Lee Edwards


Lee Edwards is an American distinguished fellow in conservative thought at the B. Kenneth Simon Center for American Studies at The Heritage Foundation. A historian of the conservative movement in America, he is the author or editor of 25 books, including biographies of President Ronald Reagan, Senator Barry Goldwater, Attorney General Edwin Meese III and William F. Buckley Jr. He is currently the Chairman of the Victims of Communism Memorial Foundation.

Background

Edwards was born in Chicago, Illinois in 1932. At an early age, he was introduced to conservative values and the importance of the written word by his parents; both of Edwards' parents were anti-communist, and his father was a journalist for the Chicago Tribune.
He holds a bachelor's degree in English from Duke University and a doctorate in world politics from Catholic University.

Career

Edwards' involvement in the conservative movement began in 1960. He was one of the founding members of Young Americans for Freedom, and then he worked for the YAF-magazine New Guard as editor.

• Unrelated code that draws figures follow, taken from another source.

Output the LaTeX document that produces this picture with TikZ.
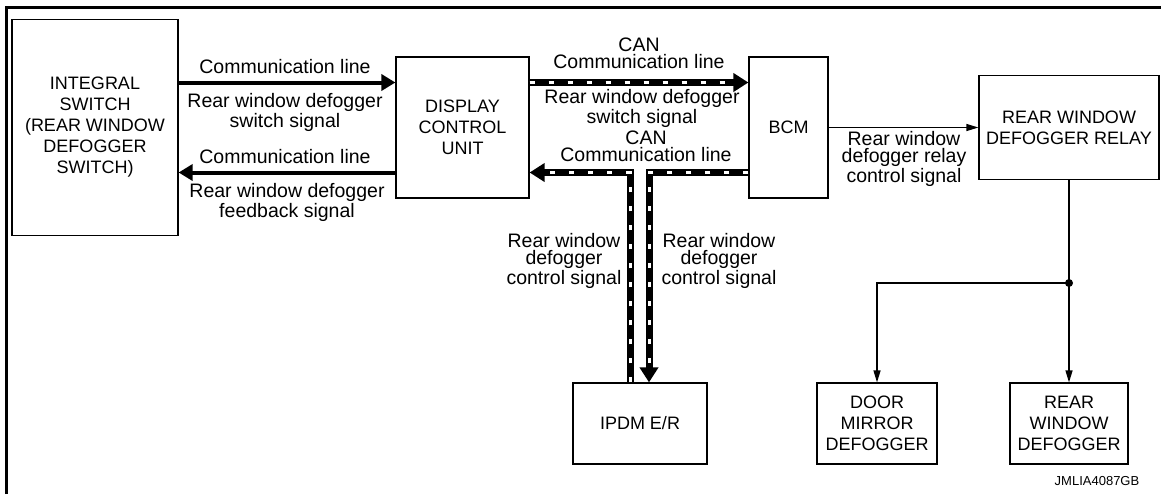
\documentclass[tikz,border=0pt]{standalone}
\usepackage{fontspec}
\setmainfont{Liberation Sans}
\usetikzlibrary{arrows.meta,positioning,calc}

\begin{document}
\begin{tikzpicture}[x=0.5pt,y=-0.5pt,
  unitbox/.style={draw,line width=0.6pt,align=center,inner sep=0pt,
    font=\fontsize{9}{10.5}\selectfont},
  siglabel/.style={anchor=north,inner sep=0pt,align=center,
    font=\fontsize{9.75}{8.5}\selectfont},
  commline/.style={line width=2pt,-{Triangle[length=7pt,width=8pt]}},
  canline/.style={line width=3.5pt,-{Triangle[length=7.5pt,width=9pt]},
    postaction={draw=white,line width=1.5pt,dash pattern=on 2.5pt off 7pt,
      -,shorten >=8pt}},
  wireline/.style={line width=0.6pt,-{Triangle[length=6pt,width=3.5pt]}}]

  \useasboundingbox (0,0) rectangle (1161,494);

  % ---- Frame (top and left edge) ---------------------------
  \draw[line width=1.65pt] (6.3,494) -- (6.3,7.5) -- (1161,7.5);

  % ---- Units ------------------------------------------------
  \node[unitbox,minimum width=83pt,minimum height=108pt] (isw) at (95,127.5)
    {INTEGRAL\\SWITCH\\(REAR WINDOW\\DEFOGGER\\SWITCH)};
  \node[unitbox,minimum width=66.5pt,minimum height=70.5pt] (dcu) at (462.5,127.5)
    {DISPLAY\\CONTROL\\UNIT};
  \node[unitbox,minimum width=39.5pt,minimum height=70.5pt] (bcm) at (788.5,127.5)
    {BCM};
  \node[unitbox,minimum width=90pt,minimum height=52pt] (rly) at (1069,127.5)
    {REAR WINDOW\\DEFOGGER RELAY};
  \node[unitbox,minimum width=67pt,minimum height=40.5pt] (ipdm) at (640,423.5)
    {IPDM E/R};
  \node[unitbox,minimum width=60pt,minimum height=40.5pt] (dmd) at (877,423.5)
    {DOOR\\MIRROR\\DEFOGGER};
  \node[unitbox,minimum width=59pt,minimum height=40.5pt] (rwd) at (1069,423.5)
    {REAR\\WINDOW\\DEFOGGER};

  % ---- Communication lines (switch <-> display unit) -------
  \draw[commline] ([yshift=22.5pt]isw.east) -- ([yshift=22.5pt]dcu.west);
  \draw[commline] ([yshift=-22.5pt]dcu.west) -- ([yshift=-22.5pt]isw.east);
  \node[siglabel] (lcomma) at (285,59) {Communication line};
  \node[siglabel] (lswa) at (285,93) {Rear window defogger\\switch signal};
  \node[siglabel] (lcommb) at (285,149) {Communication line};
  \node[siglabel] (lfb) at (287,183) {Rear window defogger\\feedback signal};

  % ---- CAN lines --------------------------------------------
  \draw[canline] ([yshift=22.5pt]dcu.east) -- ([yshift=22.5pt]bcm.west);
  \draw[canline] ([yshift=-22.5pt]bcm.west) -| ([xshift=4.5pt]ipdm.north);
  \draw[canline] ([xshift=-5pt]ipdm.north) |- ([yshift=-22.5pt]dcu.east);
  \node[siglabel] (lcana) at (639,37) {CAN\\Communication line};
  \node[siglabel] (lswb) at (642,89) {Rear window defogger\\switch signal};
  \node[siglabel] (lcanb) at (646,130) {CAN\\Communication line};
  \node[siglabel] (lctla) at (564,233) {Rear window\\defogger\\control signal};
  \node[siglabel] (lctlb) at (719,233) {Rear window\\defogger\\control signal};

  % ---- Relay and defoggers ----------------------------------
  \draw[wireline] (bcm.east) -- (rly.west);
  \node[siglabel] (lrly) at (904,131) {Rear window\\defogger relay\\control signal};
  \coordinate (jn) at (1069,283);
  \draw[line width=0.6pt] (rly.south) -- (jn);
  \draw[wireline] (jn) -| (dmd.north);
  \draw[wireline] (jn) -- (rwd.north);
  \fill (jn) circle (2pt);

  % ---- Figure code ------------------------------------------
  \node[anchor=base,inner sep=0pt,font=\fontsize{6.5}{7}\selectfont] (fig) at (1097,485)
    {JMLIA4087GB};

\end{tikzpicture}
\end{document}
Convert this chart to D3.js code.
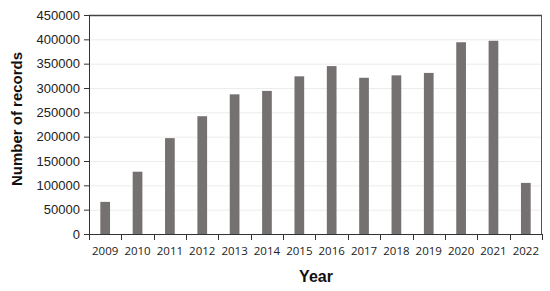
<!DOCTYPE html>
<html>
<head>
<meta charset="utf-8">
<script src="https://cdn.jsdelivr.net/npm/d3@7"></script>
<style>
  body { margin: 0; background: #fff; }
  svg { display: block; }
</style>
</head>
<body>
<svg id="chart" width="550" height="291"></svg>
<script>
const years = ['2009', '2010', '2011', '2012', '2013', '2014', '2015', '2016', '2017', '2018', '2019', '2020', '2021', '2022'];
const records = [66000, 128000, 197000, 242000, 287000, 294000, 324000, 345000, 321000, 326000, 331000, 394000, 397000, 105000];
const yTicks = [0, 50000, 100000, 150000, 200000, 250000, 300000, 350000, 400000, 450000];

const margin = { top: 15, right: 8, bottom: 57, left: 89 };
const width = 550 - margin.left - margin.right;
const height = 291 - margin.top - margin.bottom;

const svg = d3.select('#chart');
const g = svg.append('g').attr('transform', `translate(${margin.left},${margin.top})`);

const x = d3.scaleBand().domain(years).range([0, width]).paddingInner(0.7).paddingOuter(0.35);
const y = d3.scaleLinear().domain([0, 450000]).range([height, 0]);

// gridlines
g.append('g')
    .selectAll('line')
    .data(yTicks.slice(1))
    .enter()
    .append('line')
    .attr('x1', 0)
    .attr('x2', width)
    .attr('y1', (d) => y(d) + 0.5)
    .attr('y2', (d) => y(d) + 0.5)
    .attr('stroke', '#ececec')
    .attr('stroke-width', 1);

// bars
g.append('g')
    .selectAll('rect')
    .data(records)
    .enter()
    .append('rect')
    .attr('x', (d, i) => x(years[i]))
    .attr('width', x.bandwidth())
    .attr('y', (d) => y(d))
    .attr('height', (d) => height - y(d))
    .attr('fill', '#767171');

// frame
g.append('line').attr('x1', 0).attr('x2', width).attr('y1', 0.5).attr('y2', 0.5)
    .attr('stroke', '#444').attr('stroke-width', 1.5);
g.append('line').attr('x1', width - 0.5).attr('x2', width - 0.5).attr('y1', 0).attr('y2', height)
    .attr('stroke', '#555').attr('stroke-width', 1);

// y axis
const yAxis = g.append('g')
    .call(d3.axisLeft(y).tickValues(yTicks).tickSize(5).tickPadding(4).tickFormat(d3.format('d')));
yAxis.select('.domain').attr('stroke', '#333');
yAxis.selectAll('.tick line').attr('stroke', '#333');
yAxis.selectAll('text')
    .attr('font-family', '"Liberation Sans", Arial, sans-serif')
    .attr('font-size', 13)
    .attr('fill', '#222');

// x axis: ticks sit between categories
const xAxis = g.append('g').attr('transform', `translate(0,${height})`);
xAxis.append('line').attr('x1', 0).attr('x2', width).attr('y1', 0.5).attr('y2', 0.5)
    .attr('stroke', '#333');
const step = x.step();
const bounds = d3.range(years.length + 1).map((i) => i * step);
xAxis.selectAll('line.tk')
    .data(bounds)
    .enter()
    .append('line')
    .attr('class', 'tk')
    .attr('x1', (d) => Math.round(d) + 0.5)
    .attr('x2', (d) => Math.round(d) + 0.5)
    .attr('y1', 0)
    .attr('y2', 6)
    .attr('stroke', '#333');
xAxis.selectAll('text')
    .data(years)
    .enter()
    .append('text')
    .attr('x', (d) => x(d) + x.bandwidth() / 2)
    .attr('y', 21)
    .attr('text-anchor', 'middle')
    .attr('font-family', '"Open Sans", "Liberation Sans", sans-serif')
    .attr('font-size', 11.5)
    .attr('fill', '#222')
    .text((d) => d);

// axis titles
svg.append('text')
    .attr('x', 316)
    .attr('y', 282)
    .attr('text-anchor', 'middle')
    .attr('font-family', '"Liberation Sans", Arial, sans-serif')
    .attr('font-weight', 'bold')
    .attr('font-size', 16)
    .attr('fill', '#111')
    .text('Year');

svg.append('text')
    .attr('transform', 'translate(22,119) rotate(-90)')
    .attr('text-anchor', 'middle')
    .attr('font-family', '"Liberation Sans", Arial, sans-serif')
    .attr('font-weight', 'bold')
    .attr('font-size', 15)
    .attr('fill', '#111')
    .text('Number of records');
</script>
</body>
</html>
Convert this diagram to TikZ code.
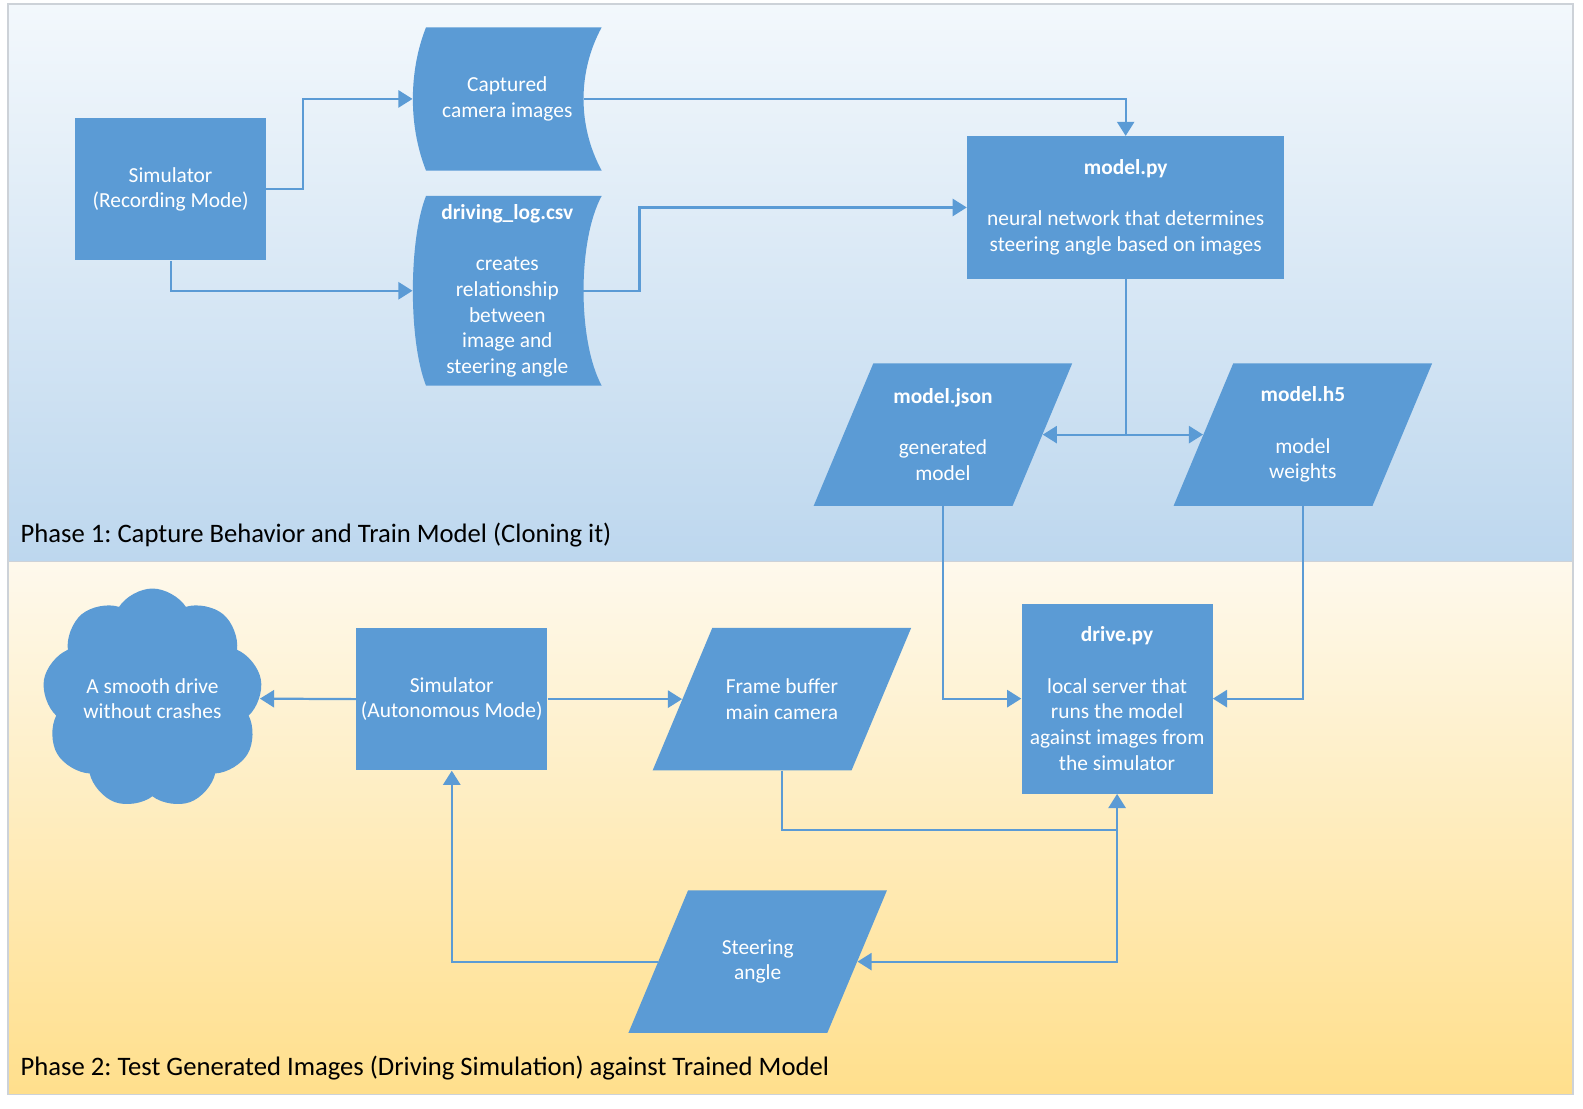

Later he served as the director of information for the Barry Goldwater presidential campaign in 1964. In 1969, the New York Times dubbed Edwards "the voice of the silent majority." He has acted as a consultant for the Richard Nixon administration, Senators Strom Thurmond and Bob Dole, the Republican National Committee, YAF, the American Conservative Union, the Committee for a Free China and the American Council for World Freedom.
Edwards has written biographies of Ronald Reagan, William F. Buckley, Edwin Meese III and Goldwater, as well as a number of other books, which include The Conservative Revolution: The Movement That Remade America, The Power of Ideas, a retrospective on the first 25 years of the Heritage Foundation, and a history of the Intercollegiate Studies Institute.
He was the initial editor of the Conservative Digest in 1975, and has been a senior editor for the World & I, owned by a subsidary of Sun Myung Moon 's Unification Church. He has also written for major newspapers including The Boston Globe, Detroit News, Los Angeles Times, The Wall Street Journal and The Washington Times, as well as magazines such as Crisis, National Review, Policy Review and Reader's Digest. He is a frequent commentator on television and radio and has appeared on Fox News Channel's The O'Reilly Factor and Fox and Friends, PBS' The NewsHour with Jim Lehrer, C-SPAN's Booknotes and Washington Journal and NPR's The Diane Rehm Show. He has lectured in nearly 20 nations on various aspects of American and world politics.
Edwards was the founding director of the Institute on Political Journalism at Georgetown University and a fellow at the Institute of Politics at the John F. Kennedy School of Government at Harvard University. He is a past president of the Philadelphia Society and has been a media fellow at the Hoover Institution.
He is a distinguished fellow in conservative thought at the B. Kenneth Simon Center for American Studies at The Heritage Foundation, and, holds the title of adjunct professor of politics at the Catholic University of America and at the Institute of World Politics.
In addition, he is chairman of the Victims of Communism Memorial Foundation, an organization dedicated to the creation of an international memorial in Washington in 2007 to the victims of communism across history and the online Global Museum on Communism.
He is a signatory of the Prague Declaration on European Conscience and Communism.
Honors he has been awarded include the Millennium Star of Lithuania, the Cross of Terra Mariana of Estonia, the Friendship Medal of Diplomacy from the Republic of China, the John Ashbrook Award, the Reed Irvine Accuracy in Media Award and the Walter Judd Freedom Award.

Personal

He and his wife, Anne, who assists him in all his writing, live in Alexandria, Virginia. They have two daughters and eleven grandchildren.